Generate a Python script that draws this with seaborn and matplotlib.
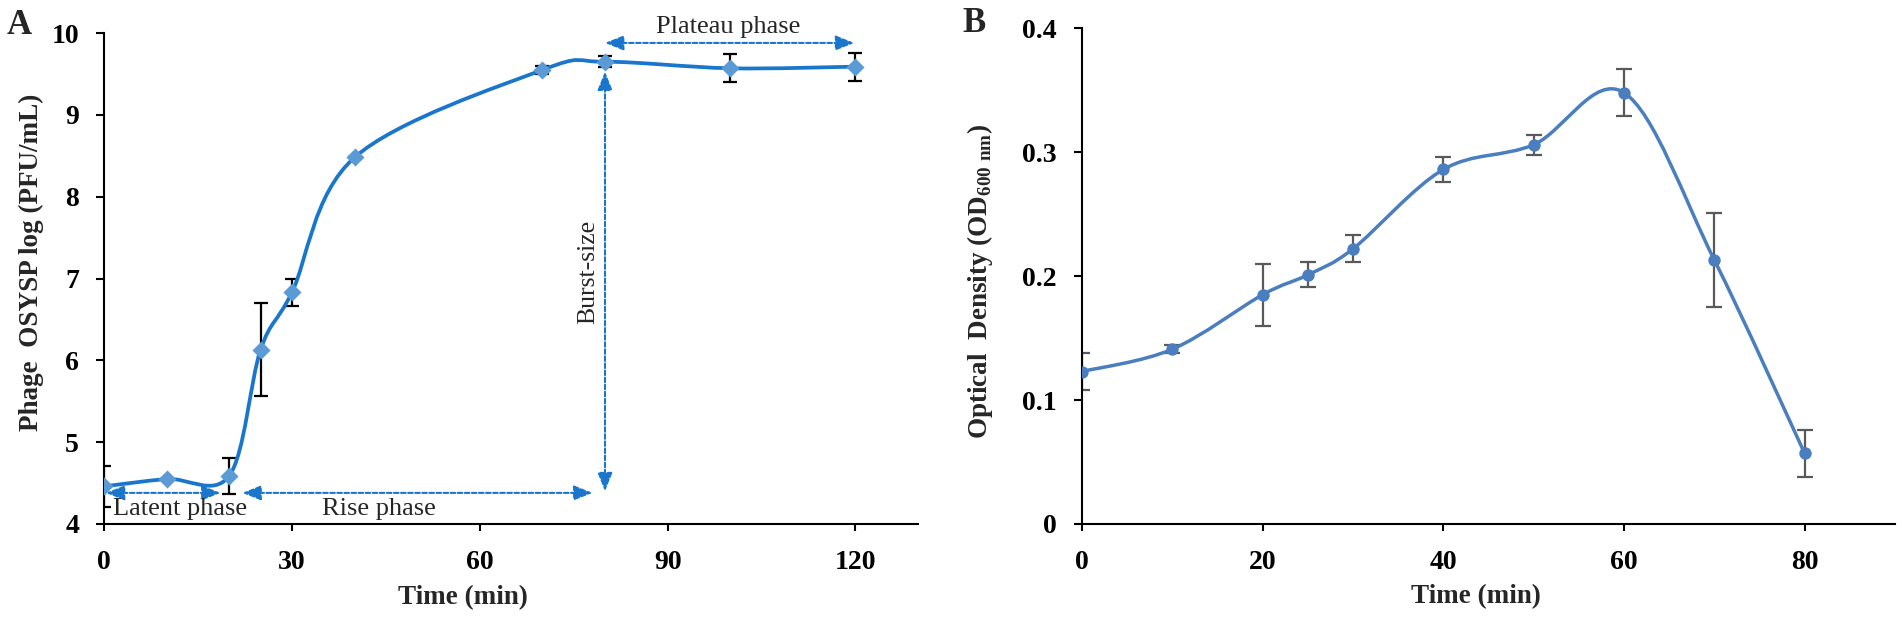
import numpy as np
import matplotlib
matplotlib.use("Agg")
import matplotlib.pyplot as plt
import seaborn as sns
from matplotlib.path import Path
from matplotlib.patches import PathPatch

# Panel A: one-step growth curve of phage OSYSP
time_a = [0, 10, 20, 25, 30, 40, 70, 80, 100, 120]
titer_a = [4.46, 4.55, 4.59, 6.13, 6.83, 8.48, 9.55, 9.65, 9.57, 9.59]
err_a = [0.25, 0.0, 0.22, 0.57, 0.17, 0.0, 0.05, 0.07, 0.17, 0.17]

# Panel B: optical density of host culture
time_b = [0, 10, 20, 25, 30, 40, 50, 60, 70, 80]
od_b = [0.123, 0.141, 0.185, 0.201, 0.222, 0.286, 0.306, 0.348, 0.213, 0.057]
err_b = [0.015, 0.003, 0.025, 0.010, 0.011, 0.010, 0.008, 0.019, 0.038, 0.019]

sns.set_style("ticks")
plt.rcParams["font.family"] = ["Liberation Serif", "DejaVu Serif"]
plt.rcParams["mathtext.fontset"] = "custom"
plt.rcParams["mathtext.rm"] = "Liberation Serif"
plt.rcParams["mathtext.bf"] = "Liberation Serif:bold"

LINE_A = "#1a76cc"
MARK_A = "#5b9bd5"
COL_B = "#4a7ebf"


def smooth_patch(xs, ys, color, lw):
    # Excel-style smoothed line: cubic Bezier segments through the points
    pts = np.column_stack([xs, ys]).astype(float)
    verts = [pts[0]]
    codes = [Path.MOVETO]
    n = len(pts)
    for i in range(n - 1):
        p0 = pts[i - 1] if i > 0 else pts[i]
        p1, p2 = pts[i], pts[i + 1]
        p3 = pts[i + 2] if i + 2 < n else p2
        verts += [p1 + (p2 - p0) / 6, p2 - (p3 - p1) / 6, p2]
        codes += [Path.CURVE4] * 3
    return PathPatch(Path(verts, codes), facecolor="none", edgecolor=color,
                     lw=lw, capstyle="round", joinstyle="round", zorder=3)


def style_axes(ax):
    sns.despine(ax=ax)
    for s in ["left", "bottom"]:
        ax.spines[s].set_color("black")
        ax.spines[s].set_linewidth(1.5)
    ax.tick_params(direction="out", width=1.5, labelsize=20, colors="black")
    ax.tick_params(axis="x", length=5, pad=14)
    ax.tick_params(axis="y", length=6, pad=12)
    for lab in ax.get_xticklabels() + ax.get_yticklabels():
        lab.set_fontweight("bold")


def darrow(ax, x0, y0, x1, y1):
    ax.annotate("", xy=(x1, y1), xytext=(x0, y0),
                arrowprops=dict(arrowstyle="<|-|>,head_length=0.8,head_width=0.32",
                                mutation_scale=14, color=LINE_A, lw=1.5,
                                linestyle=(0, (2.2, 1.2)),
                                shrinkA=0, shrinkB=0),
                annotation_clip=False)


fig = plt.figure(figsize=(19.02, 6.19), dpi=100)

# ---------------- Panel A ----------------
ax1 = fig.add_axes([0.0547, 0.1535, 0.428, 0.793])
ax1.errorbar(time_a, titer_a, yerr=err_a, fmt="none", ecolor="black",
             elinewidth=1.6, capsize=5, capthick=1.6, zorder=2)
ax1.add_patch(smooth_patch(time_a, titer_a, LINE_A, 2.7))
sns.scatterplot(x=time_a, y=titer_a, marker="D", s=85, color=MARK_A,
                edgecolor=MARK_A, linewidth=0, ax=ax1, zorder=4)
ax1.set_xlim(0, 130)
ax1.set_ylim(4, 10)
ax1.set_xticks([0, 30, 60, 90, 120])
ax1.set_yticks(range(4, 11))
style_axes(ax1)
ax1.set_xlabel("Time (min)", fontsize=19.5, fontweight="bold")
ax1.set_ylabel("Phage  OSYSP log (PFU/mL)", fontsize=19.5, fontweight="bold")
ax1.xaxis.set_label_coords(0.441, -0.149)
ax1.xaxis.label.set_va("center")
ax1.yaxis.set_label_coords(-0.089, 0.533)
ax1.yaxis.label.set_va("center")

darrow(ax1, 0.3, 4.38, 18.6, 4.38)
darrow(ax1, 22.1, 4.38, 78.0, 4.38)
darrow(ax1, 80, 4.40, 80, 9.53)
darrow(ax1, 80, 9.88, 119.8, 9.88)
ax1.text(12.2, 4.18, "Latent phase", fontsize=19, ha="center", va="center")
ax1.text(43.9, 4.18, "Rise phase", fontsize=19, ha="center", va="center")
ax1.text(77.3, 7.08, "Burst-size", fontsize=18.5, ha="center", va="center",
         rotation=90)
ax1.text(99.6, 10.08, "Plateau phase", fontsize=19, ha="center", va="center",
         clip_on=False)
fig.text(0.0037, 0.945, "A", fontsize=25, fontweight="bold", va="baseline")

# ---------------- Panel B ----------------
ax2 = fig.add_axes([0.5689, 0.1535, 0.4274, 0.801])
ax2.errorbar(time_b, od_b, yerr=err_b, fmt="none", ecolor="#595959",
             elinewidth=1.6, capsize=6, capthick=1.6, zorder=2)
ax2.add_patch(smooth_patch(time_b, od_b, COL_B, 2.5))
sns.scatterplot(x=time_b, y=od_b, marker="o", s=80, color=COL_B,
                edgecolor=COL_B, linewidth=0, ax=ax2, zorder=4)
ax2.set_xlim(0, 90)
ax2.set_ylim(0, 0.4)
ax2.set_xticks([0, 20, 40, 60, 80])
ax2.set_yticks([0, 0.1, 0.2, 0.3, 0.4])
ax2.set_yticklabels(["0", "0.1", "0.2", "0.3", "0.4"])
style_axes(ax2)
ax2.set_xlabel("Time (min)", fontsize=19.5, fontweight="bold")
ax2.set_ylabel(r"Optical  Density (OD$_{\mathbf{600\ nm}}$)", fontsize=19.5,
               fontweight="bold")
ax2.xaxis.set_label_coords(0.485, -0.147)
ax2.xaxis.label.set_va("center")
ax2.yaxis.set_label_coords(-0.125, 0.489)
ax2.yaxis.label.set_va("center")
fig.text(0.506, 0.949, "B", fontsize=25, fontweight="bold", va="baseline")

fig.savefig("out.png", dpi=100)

—————

- _Instruction_
Exactly as they appear, print the lines of the listing above from its first line through the line that contains "0.07, 0.17, 0.17]", minus the pictures.

- _The response_
Generate a Python script that draws this with seaborn and matplotlib.
import numpy as np
import matplotlib
matplotlib.use("Agg")
import matplotlib.pyplot as plt
import seaborn as sns
from matplotlib.path import Path
from matplotlib.patches import PathPatch

# Panel A: one-step growth curve of phage OSYSP
time_a = [0, 10, 20, 25, 30, 40, 70, 80, 100, 120]
titer_a = [4.46, 4.55, 4.59, 6.13, 6.83, 8.48, 9.55, 9.65, 9.57, 9.59]
err_a = [0.25, 0.0, 0.22, 0.57, 0.17, 0.0, 0.05, 0.07, 0.17, 0.17]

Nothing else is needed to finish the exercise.